В анализируемой системе образов важными составляющими являются и персонификации элементов природы, почитаемых и обожествляемых в народных верованиях. Так, с огнем ассоциируются домовой, баенник, овинник, ригачник, гуменник; с землей — леший, который связан не только с фауной, но и с флорой; с водой ассоциируется, естественно, водяной. Причем в данном случае, как и во множестве других, между названными существами нет четко очерченной границы. Знаком огня, к примеру, могут быть маркированы различные персонажи: огненные глаза приписываются и домовому, и лешему, и водяному, и русалкам. Знаком же «синий» (это прилагательное, по мнению языковедов, происходит от глагола «сияти» и обозначает «сияющий, сверкающий») отмечены и домовой и баенник: их эманация — синий огонь (ср. «голубая» кровь). Однако этим же цветом могут быть обозначены и леший, и водяной, последний нередко появляется в виде синей рыбы либо локализуется на синем камне. Скорее всего, этим прилагательным определяется не столько цвет данных персонажей, сколько их принадлежность к сияющим, сверкающим языческим божествам, каковыми они изначально осмыслялись. Подводя итоги сказанному, добавим, что природные стихии, в известной мере олицетворяемые в образах духов-«хозяев», в народной мифологической прозе оказываются живыми: это живой огонь, живая вода, мать-сырая земля, порождающая людей и растения.
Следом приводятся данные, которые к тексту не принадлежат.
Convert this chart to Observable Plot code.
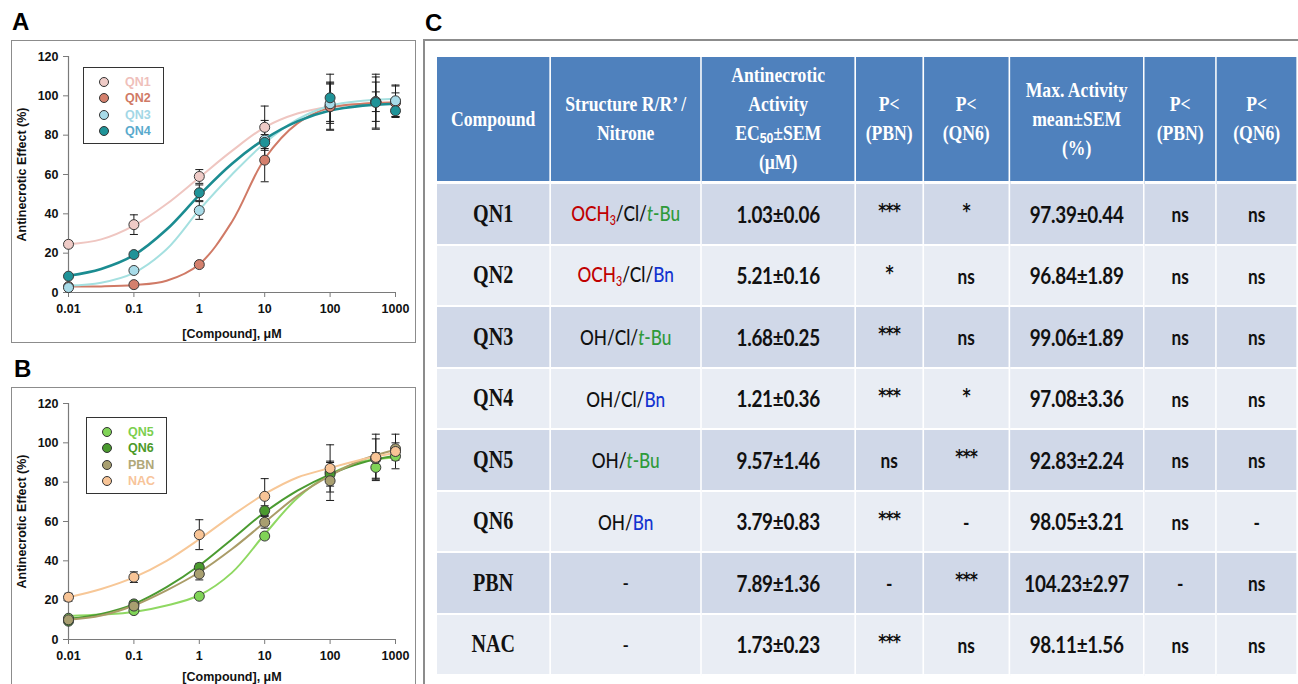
<!DOCTYPE html>
<html><head><meta charset="utf-8">
<script src="https://cdn.jsdelivr.net/npm/d3@7"></script>
<script src="https://cdn.jsdelivr.net/npm/@observablehq/plot@0.6"></script>
<style>
html,body{margin:0;padding:0;}
body{width:1298px;height:684px;overflow:hidden;background:#fff;position:relative;font-family:"Liberation Sans",Arial,sans-serif;}
.plabel{position:absolute;font:bold 24px "Liberation Sans",Arial,sans-serif;line-height:1;color:#000;}
.frame{position:absolute;border:1.5px solid #8c8c8c;box-sizing:border-box;}
.chart{position:absolute;}
.legend{position:absolute;border:1.5px solid #333;box-sizing:border-box;background:#fff;}
.legend .row{position:absolute;left:0;height:16px;width:100%;}
.legend .dot{position:absolute;width:10px;height:10px;border-radius:50%;border:1px solid #333;box-sizing:border-box;}
.legend .lab{position:absolute;font:bold 12.5px "Liberation Sans",Arial,sans-serif;line-height:16px;}
#tablewrap{position:absolute;left:437px;top:57px;transform-origin:0 0;transform:scaleX(0.82);}
table{border-collapse:separate;border-spacing:0;table-layout:fixed;width:1050px;}
th{background:#4f81bd;color:#fff;font:bold 21.5px "Liberation Serif","Times New Roman",serif;line-height:29px;height:127px;padding:0;border-right:2px solid #fff;border-bottom:3px solid #fff;text-align:center;vertical-align:middle;white-space:nowrap;box-sizing:border-box;}
td{padding:0;height:61.5px;box-sizing:border-box;border-right:2px solid #fff;border-bottom:2px solid #fff;text-align:center;vertical-align:middle;white-space:nowrap;color:#111;overflow:visible;}
tr.odd td{background:#d0d8e8;}
tr.even td{background:#e9edf4;}
td.cmp{font:bold 24.5px "Liberation Serif","Times New Roman",serif;}
td.str{font:500 21px Lato,"Open Sans",sans-serif;}
td.val{font:bold 23px Lato,"Open Sans",sans-serif;letter-spacing:-0.3px;}
td.sig{font:bold 21px Lato,"Open Sans",sans-serif;}
td.sig span.star{position:relative;top:-5px;font:bold 19px "DejaVu Sans",sans-serif;letter-spacing:-1px;}
sub.ec{font:bold 15px "Liberation Sans",sans-serif;vertical-align:-3px;}
sub.s{font-size:13px;vertical-align:-4px;}
</style>
</head><body>
<div class="plabel" style="left:12px;top:10px;">A</div>
<div class="plabel" style="left:14px;top:357px;">B</div>
<div class="plabel" style="left:425px;top:11px;">C</div>
<div class="frame" style="left:11px;top:40px;width:405px;height:303px;"></div>
<div class="frame" style="left:11px;top:387px;width:405px;height:303px;"></div>
<div style="position:absolute;left:423px;top:39px;width:2px;height:660px;background:#8c8c8c;"></div>
<div style="position:absolute;left:423px;top:39px;width:880px;height:2px;background:#8c8c8c;"></div>
<div id="chartA" class="chart" style="left:11px;top:40px;"></div>
<div id="chartB" class="chart" style="left:11px;top:387px;"></div>
<div id="legendA" class="legend" style="left:83px;top:67px;width:81px;height:77px;"></div>
<div id="legendB" class="legend" style="left:86px;top:417px;width:81px;height:77px;"></div>
<div id="tablewrap"></div>
<script>
// ---------- Data ----------
const doses = [0.01, 0.1, 1, 10, 100, 500, 1000];
const fitDoses = [0.01, 0.0316, 0.1, 0.316, 1, 3.16, 10, 31.6, 100, 316, 1000];
const xTicks = [0.01, 0.1, 1, 10, 100, 1000];
const xTickLabels = ["0.01", "0.1", "1", "10", "100", "1000"];
const yTicks = [0, 20, 40, 60, 80, 100, 120];

// Panel A
const seriesA = ["QN1", "QN2", "QN3", "QN4"];
const qn1Mean = [24.5, 34.5, 59, 84, 95, 97, 97];
const qn1Sem  = [1.5, 5, 3.5, 10.8, 12, 14, 8];
const qn2Mean = [3, 4, 14.2, 67.3, 94.5, 97, 96.5];
const qn2Sem  = [0.5, 0.5, 1.5, 11, 12, 10, 5];
const qn3Mean = [2.5, 11.2, 41.7, 77.5, 96, 97, 97.5];
const qn3Sem  = [0.5, 1, 4.5, 10, 10, 5, 8];
const qn4Mean = [8.3, 19.3, 50.7, 76.3, 99, 96.6, 92.4];
const qn4Sem  = [0.8, 1.2, 4, 4, 12, 13, 3];
const qn1Fit = [24.5, 27, 34, 45, 58.5, 72, 84, 91, 94.5, 96, 97];
const qn2Fit = [3, 3.1, 3.8, 6, 14.4, 36, 68, 86, 94, 96, 96.5];
const qn3Fit = [3.5, 5, 10, 22, 42, 60, 76, 88, 95, 97.5, 98.5];
const qn4Fit = [8.5, 12, 19, 32, 49.5, 65.5, 78, 87, 92.5, 95, 96];

// Panel B
const seriesB = ["QN5", "QN6", "PBN", "NAC"];
const qn5Mean = [10.8, 14.7, 22, 52.6, 85, 87.5, 93.2];
const qn5Sem  = [1, 1, 1, 1.5, 3, 6, 2];
const qn6Mean = [9.3, 18.1, 36.7, 65.5, 84, 92, 96];
const qn6Sem  = [1, 1, 2, 2.5, 6, 3, 2];
const pbnMean = [10, 17, 33.3, 59.6, 80.7, 92, 97];
const pbnSem  = [1, 1, 3, 3, 10, 10, 3];
const nacMean = [21.5, 31.7, 53.3, 72.8, 87, 92.6, 95.6];
const nacSem  = [2, 2.7, 7.6, 9, 12, 11.8, 8.8];
const qn5Fit = [12, 12.7, 14, 17.3, 22.5, 34, 53.5, 72, 84, 90.5, 92.6];
const qn6Fit = [10.5, 13, 18, 26.6, 37.6, 51, 64.7, 75.7, 84, 90, 93.4];
const pbnFit = [10, 12.2, 17.3, 25, 34.2, 46, 59.6, 73, 83.3, 91.5, 96.5];
const nacFit = [21.5, 25.7, 31.6, 40, 51, 63, 74, 82.4, 87.2, 91.7, 95];

// Table C
const columnHeaders = [["Compound"], ["Structure R/R’ /", "Nitrone"], ["Antinecrotic", "Activity", "EC50±SEM", "(μM)"], ["P<", "(PBN)"], ["P<", "(QN6)"], ["Max. Activity", "mean±SEM", "(%)"], ["P<", "(PBN)"], ["P<", "(QN6)"]];
const compounds = ["QN1", "QN2", "QN3", "QN4", "QN5", "QN6", "PBN", "NAC"];
const structures = ["OCH3/Cl/t-Bu", "OCH3/Cl/Bn", "OH/Cl/t-Bu", "OH/Cl/Bn", "OH/t-Bu", "OH/Bn", "-", "-"];
const ec50Mean = [1.03, 5.21, 1.68, 1.21, 9.57, 3.79, 7.89, 1.73];
const ec50Sem  = [0.06, 0.16, 0.25, 0.36, 1.46, 0.83, 1.36, 0.23];
const ec50VsPBN = ["***", "*", "***", "***", "ns", "***", "-", "***"];
const ec50VsQN6 = ["*", "ns", "ns", "*", "***", "-", "***", "ns"];
const maxMean = [97.39, 96.84, 99.06, 97.08, 92.83, 98.05, 104.23, 98.11];
const maxSem  = [0.44, 1.89, 1.89, 3.36, 2.24, 3.21, 2.97, 1.56];
const maxVsPBN = ["ns", "ns", "ns", "ns", "ns", "ns", "-", "ns"];
const maxVsQN6 = ["ns", "ns", "ns", "ns", "ns", "-", "ns", "ns"];

// ---------- Styles ----------
const fillsA  = ["#efcbc7", "#d4806d", "#a8dbe8", "#1f9398"];
const linesA  = ["#efc6c1", "#d07a66", "#a5e0e0", "#1b8c91"];
const labelsA = ["#efc0bb", "#d07a66", "#a3d7e6", "#5aaacd"];
const widthsA = [2, 2, 2, 2.6];
const fillsB  = ["#80d457", "#4a9a2e", "#a89f70", "#f8c496"];
const linesB  = ["#8fd862", "#4b9b31", "#aa9c68", "#f7c797"];
const labelsB = ["#7ccf4f", "#4d9a2a", "#b0a878", "#f7c49a"];
const widthsB = [2, 2, 2, 2];

const capSymbol = {draw(ctx, size) { const r = Math.sqrt(size / Math.PI); ctx.moveTo(-r, 0); ctx.lineTo(r, 0); }};

function makeChart(series, means, sems, fits, fills, lines, widths, xLabelOffset) {
  const marks = [
    Plot.ruleY([0], {stroke: "#7a7a7a", strokeWidth: 1.2}),
    Plot.ruleX([0.01], {stroke: "#7a7a7a", strokeWidth: 1.2}),
    Plot.axisX({ticks: xTicks, tickFormat: d => xTickLabels[xTicks.indexOf(d)], tickSize: 5, tickPadding: 7, stroke: "#7a7a7a", fontSize: 12.5,
      label: "[Compound], μM", labelAnchor: "center", labelOffset: xLabelOffset, labelArrow: "none"}),
    Plot.axisY({ticks: yTicks, tickSize: 5, tickPadding: 5, stroke: "#7a7a7a", fontSize: 12.5,
      label: "Antinecrotic Effect (%)", labelAnchor: "center", labelOffset: 51, labelArrow: "none"})
  ];
  series.forEach((s, i) => {
    const fitData = fitDoses.map((d, j) => ({dose: d, value: fits[i][j]}));
    marks.push(Plot.line(fitData, {x: "dose", y: "value", stroke: lines[i], strokeWidth: widths[i], curve: "catmull-rom"}));
  });
  series.forEach((s, i) => {
    const pts = doses.map((d, j) => ({dose: d, mean: means[i][j], sem: sems[i][j]}));
    marks.push(Plot.ruleX(pts, {x: "dose", y1: d => d.mean - d.sem, y2: d => d.mean + d.sem, stroke: "#1a1a1a", strokeWidth: 1}));
    marks.push(Plot.dot(pts, {x: "dose", y: d => d.mean + d.sem, symbol: capSymbol, r: 4, fill: "none", stroke: "#1a1a1a", strokeWidth: 1}));
    marks.push(Plot.dot(pts, {x: "dose", y: d => d.mean - d.sem, symbol: capSymbol, r: 4, fill: "none", stroke: "#1a1a1a", strokeWidth: 1}));
  });
  series.forEach((s, i) => {
    const pts = doses.map((d, j) => ({dose: d, mean: means[i][j]}));
    marks.push(Plot.dot(pts, {x: "dose", y: "mean", r: 5, fill: fills[i], stroke: "#3a3a3a", strokeWidth: 1}));
  });
  return Plot.plot({
    width: 405, height: 303,
    marginLeft: 57, marginRight: 21, marginTop: 16, marginBottom: 51,
    x: {type: "log", domain: [0.01, 1000]},
    y: {domain: [0, 120]},
    style: {fontFamily: "'Liberation Sans', Arial, sans-serif", fontSize: "12px", fontWeight: "bold", background: "transparent", color: "#111", overflow: "visible"},
    marks
  });
}

document.getElementById("chartA").appendChild(makeChart(seriesA,
  [qn1Mean, qn2Mean, qn3Mean, qn4Mean], [qn1Sem, qn2Sem, qn3Sem, qn4Sem],
  [qn1Fit, qn2Fit, qn3Fit, qn4Fit], fillsA, linesA, widthsA, 45));
document.getElementById("chartB").appendChild(makeChart(seriesB,
  [qn5Mean, qn6Mean, pbnMean, nacMean], [qn5Sem, qn6Sem, pbnSem, nacSem],
  [qn5Fit, qn6Fit, pbnFit, nacFit], fillsB, linesB, widthsB, 41));

function makeLegend(el, series, fills, labels) {
  series.forEach((s, i) => {
    const row = document.createElement("div");
    row.className = "row";
    row.style.top = (6 + i * 16.3) + "px";
    const dot = document.createElement("div");
    dot.className = "dot";
    dot.style.left = "15px"; dot.style.top = "3px";
    dot.style.background = fills[i];
    const lab = document.createElement("div");
    lab.className = "lab";
    lab.style.left = "41px"; lab.style.top = "0px";
    lab.style.color = labels[i];
    lab.textContent = s;
    row.appendChild(dot); row.appendChild(lab);
    el.appendChild(row);
  });
}
makeLegend(document.getElementById("legendA"), seriesA, fillsA, labelsA);
makeLegend(document.getElementById("legendB"), seriesB, fillsB, labelsB);

// ---------- Table ----------
const scaleXT = 0.82;
const colWidths = [114, 151, 154, 68, 86, 135, 72, 81].map(w => w / scaleXT);
const partColor = {"OCH3": "#c00000", "t-Bu": "#2f9a3a", "Bn": "#1233d0"};
function renderPart(p) {
  if (p === "OCH3") return `<span style="color:${partColor[p]}">OCH<sub class="s">3</sub></span>`;
  if (p === "t-Bu") return `<span style="color:${partColor[p]}"><i>t</i>-Bu</span>`;
  if (p === "Bn") return `<span style="color:${partColor[p]}">Bn</span>`;
  return `<span style="color:#111">${p}</span>`;
}
function renderStructure(s) { return s === "-" ? "-" : s.split("/").map(renderPart).join('<span style="color:#111">/</span>'); }
function renderHeaderLine(l) { return l.replace("<", "&lt;").replace("EC50", 'EC<sub class="ec">50</sub>'); }
const fmt = (m, e) => m.toFixed(2) + "±" + e.toFixed(2);

let html = '<table><colgroup>' + colWidths.map(w => `<col style="width:${w}px">`).join("") + '</colgroup>';
html += '<tr>' + columnHeaders.map(h => `<th>${h.map(renderHeaderLine).join("<br>")}</th>`).join("") + '</tr>';
compounds.forEach((c, i) => {
  const sig = v => v.includes("*") ? `<td class="sig"><span class="star">${v}</span></td>` : `<td class="sig">${v}</td>`;
  html += `<tr class="${i % 2 === 0 ? "odd" : "even"}">` +
    `<td class="cmp">${c}</td>` +
    `<td class="str">${renderStructure(structures[i])}</td>` +
    `<td class="val">${fmt(ec50Mean[i], ec50Sem[i])}</td>` +
    sig(ec50VsPBN[i]) + sig(ec50VsQN6[i]) +
    `<td class="val">${fmt(maxMean[i], maxSem[i])}</td>` +
    sig(maxVsPBN[i]) + sig(maxVsQN6[i]) + '</tr>';
});
html += '</table>';
document.getElementById("tablewrap").innerHTML = html;
</script>
</body></html>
Как уже говорилось, в структуре образов рассматриваемых мифических существ есть и элементы божеств судьбы. Не случайно каждый из духов-«хозяев» так или иначе предстает в качестве предвестника будущего. Причем в одних случаях предсказание стимулируется посредством мантических обрядов, в других оно исходит по воле самого мифического существа. Судьба людей известна этому персонажу в силу его принадлежности к потустороннему миру, где, по народным верованиям, время синкретично: в нем есть элементы прошлого, настоящего и будущего. Мало того, нерасчлененный с божеством судьбы дух-«хозяин», и особенно домашний, способен предсказать человеку основные вехи его жизненного пути еще и потому, что он сам же эту судьбу предопределяет и моделирует.
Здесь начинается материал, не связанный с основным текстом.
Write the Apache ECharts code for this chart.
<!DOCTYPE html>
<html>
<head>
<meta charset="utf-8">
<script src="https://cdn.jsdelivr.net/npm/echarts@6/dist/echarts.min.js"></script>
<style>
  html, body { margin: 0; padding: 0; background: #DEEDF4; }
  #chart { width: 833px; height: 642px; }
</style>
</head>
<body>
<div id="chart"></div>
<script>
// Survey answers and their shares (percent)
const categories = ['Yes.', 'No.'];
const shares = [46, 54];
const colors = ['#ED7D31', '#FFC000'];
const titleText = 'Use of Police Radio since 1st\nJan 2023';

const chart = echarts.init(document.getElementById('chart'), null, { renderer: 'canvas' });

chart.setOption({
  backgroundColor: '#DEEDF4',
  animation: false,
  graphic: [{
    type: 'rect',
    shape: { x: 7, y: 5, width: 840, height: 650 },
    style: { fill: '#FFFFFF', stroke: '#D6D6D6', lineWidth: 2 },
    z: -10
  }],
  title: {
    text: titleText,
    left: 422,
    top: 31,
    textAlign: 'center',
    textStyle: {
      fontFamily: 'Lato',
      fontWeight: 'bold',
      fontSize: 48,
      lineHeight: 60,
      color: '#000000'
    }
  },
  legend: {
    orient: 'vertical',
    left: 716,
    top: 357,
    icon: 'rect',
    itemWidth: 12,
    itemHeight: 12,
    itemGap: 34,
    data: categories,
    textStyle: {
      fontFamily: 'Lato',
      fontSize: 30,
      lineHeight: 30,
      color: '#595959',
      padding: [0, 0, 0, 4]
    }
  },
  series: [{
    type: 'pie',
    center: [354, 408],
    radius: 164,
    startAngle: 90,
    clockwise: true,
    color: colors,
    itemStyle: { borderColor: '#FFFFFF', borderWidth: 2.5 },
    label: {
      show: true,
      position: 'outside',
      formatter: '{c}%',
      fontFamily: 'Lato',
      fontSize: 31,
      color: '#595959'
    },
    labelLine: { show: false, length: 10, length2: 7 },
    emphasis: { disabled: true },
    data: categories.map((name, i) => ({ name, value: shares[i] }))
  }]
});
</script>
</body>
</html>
И наконец, в образе духа-«хозяина» различимы также признаки обычного крестьянина со своим характером и склонностями, даже с мелкими слабостями и прихотями. Представленный в качестве главы большой патриархальной семьи, он изображается на фоне традиционного крестьянского быта, являясь блюстителем традиций.
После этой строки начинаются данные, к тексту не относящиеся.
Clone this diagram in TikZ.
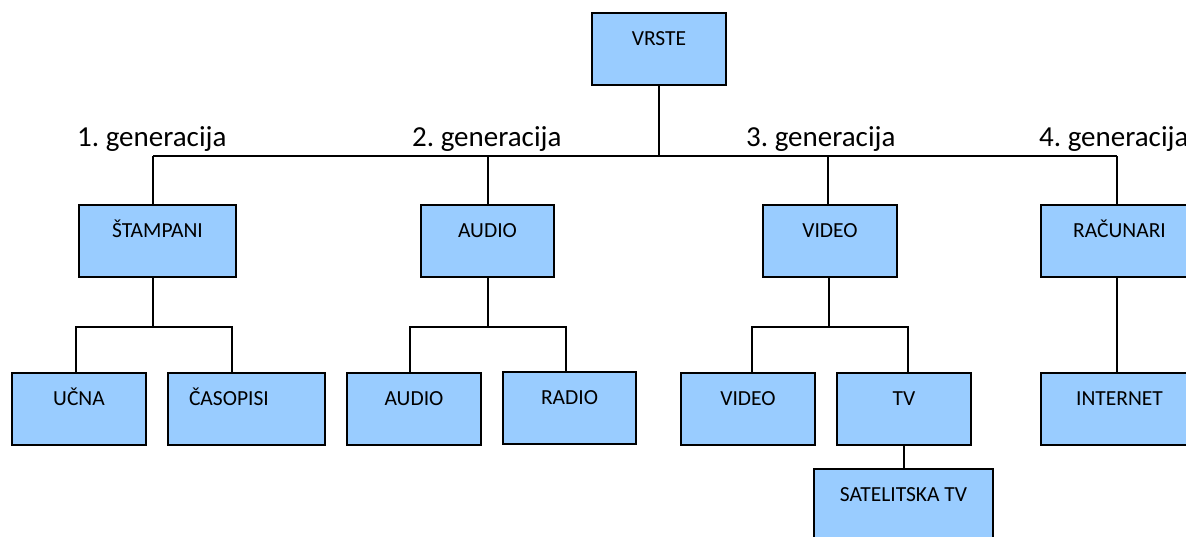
\documentclass[tikz,border=0pt]{standalone}
\usepackage{fontspec}
\setmainfont{Carlito}
\definecolor{boxblue}{RGB}{153,204,255}
\frenchspacing
\begin{document}
\begin{tikzpicture}[x=1pt,y=-1pt,
  box/.style={draw=black, line width=2.2pt, fill=boxblue, inner sep=0pt,
    minimum height=72pt, text height=32pt, text depth=40pt,
    font=\fontsize{21.5}{25}\selectfont},
  wire/.style={draw=black, line width=2.2pt},
  genlabel/.style={anchor=base west, inner sep=0pt,
    font=\fontsize{29}{35}\selectfont}]
\useasboundingbox (0,0) rectangle (1186,536);

% root
\node[box, minimum width=134pt] (vrste) at (659,49) {VRSTE};

% generation labels
\node[genlabel] (g1) at (77,146) {1. generacija};
\node[genlabel] (g2) at (412,146) {2. generacija};
\node[genlabel] (g3) at (746,146) {3. generacija};
\node[genlabel] (g4) at (1039,146) {4. generacija};

% first level
\node[box, minimum width=157pt] (stampani) at (157.5,241) {ŠTAMPANI};
\node[box, minimum width=133pt] (audio)    at (487.5,241) {AUDIO};
\node[box, minimum width=134pt] (video)    at (830,241)   {VIDEO};
\node[box, minimum width=157pt] (racunari) at (1119.5,241) {RAČUNARI};

% second level
\node[box, minimum width=134pt] (ucna) at (79,409) {UČNA};
\node[box, inner xsep=21pt, text width=115pt, align=left] (casopisi) at (246.5,409) {ČASOPISI};
\node[box, minimum width=134pt] (audio2) at (414,409) {AUDIO};
\node[box, minimum width=133pt] (radio)  at (569.5,408) {RADIO};
\node[box, minimum width=134pt] (video2) at (748,409) {VIDEO};
\node[box, minimum width=134pt] (tv)     at (904,409) {TV};
\node[box, minimum width=157pt] (internet) at (1119.5,409) {INTERNET};

% third level
\node[box, minimum width=179pt] (sat) at (903.5,505) {SATELITSKA TV};

% main bus
\coordinate (j1) at (153,156);
\coordinate (j2) at (488,156);
\coordinate (j3) at (828,156);
\coordinate (j4) at (1117,156);
\draw[wire] (j1) -- (j4);
\draw[wire] (vrste.south) -- (vrste.south |- j1);
\draw[wire] (j1) -- (j1 |- stampani.north);
\draw[wire] (j2) -- (j2 |- audio.north);
\draw[wire] (j3) -- (j3 |- video.north);
\draw[wire] (j4) -- (j4 |- racunari.north);

% branch under ŠTAMPANI
\coordinate (s0) at (153,327);
\coordinate (sl) at (76,327);
\coordinate (sr) at (232,327);
\draw[wire] (s0 |- stampani.south) -- (s0);
\draw[wire] (sl |- ucna.north) -- (sl) -- (sr) -- (sr |- casopisi.north);

% branch under AUDIO
\coordinate (a0) at (488,327);
\coordinate (al) at (410,327);
\coordinate (ar) at (566,327);
\draw[wire] (a0 |- audio.south) -- (a0);
\draw[wire] (al |- audio2.north) -- (al) -- (ar) -- (ar |- radio.north);

% branch under VIDEO
\coordinate (v0) at (829,327);
\coordinate (vl) at (752,327);
\coordinate (vr) at (908,327);
\draw[wire] (v0 |- video.south) -- (v0);
\draw[wire] (vl |- video2.north) -- (vl) -- (vr) -- (vr |- tv.north);

% TV to satellite TV
\draw[wire] (tv.south) -- (tv.south |- sat.north);

% RAČUNARI to INTERNET
\coordinate (r0) at (1117,277);
\draw[wire] (r0 |- racunari.south) -- (r0 |- internet.north);
\end{tikzpicture}
\end{document}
Одним словом, все многообразие данных мифологических персонажей сводится к некоему единообразию. Такое единство обусловлено общей структурой образа и общими его составляющими, в числе которых могут иметь место тотемный предок, мифический предок-родоначальник, покойник, природная стихия, двойник, дух культурного или природного объекта, коллективная душа определенного социума, божество судьбы, медиатор между мирами. Варьирование образов происходит преимущественно за счет ослабления, замены, вытеснения того или иного элемента, а также за счет варьирования реалий, связанных с конкретным социумом и традиционным крестьянским бытом. В этих образах, являющихся, по сути, продуктами «сверхличного, или коллективного, бессознательного», обнаруживается причастность носителей мифологической традиции «к исторической коллективной психике» (К. Г. Юнг).
Однако особенности системы образов, выработанных творчеством поколений и сохраняемых в генетической памяти подсознания, определяются спецификой менталитета того народа, которому данная традиция принадлежит.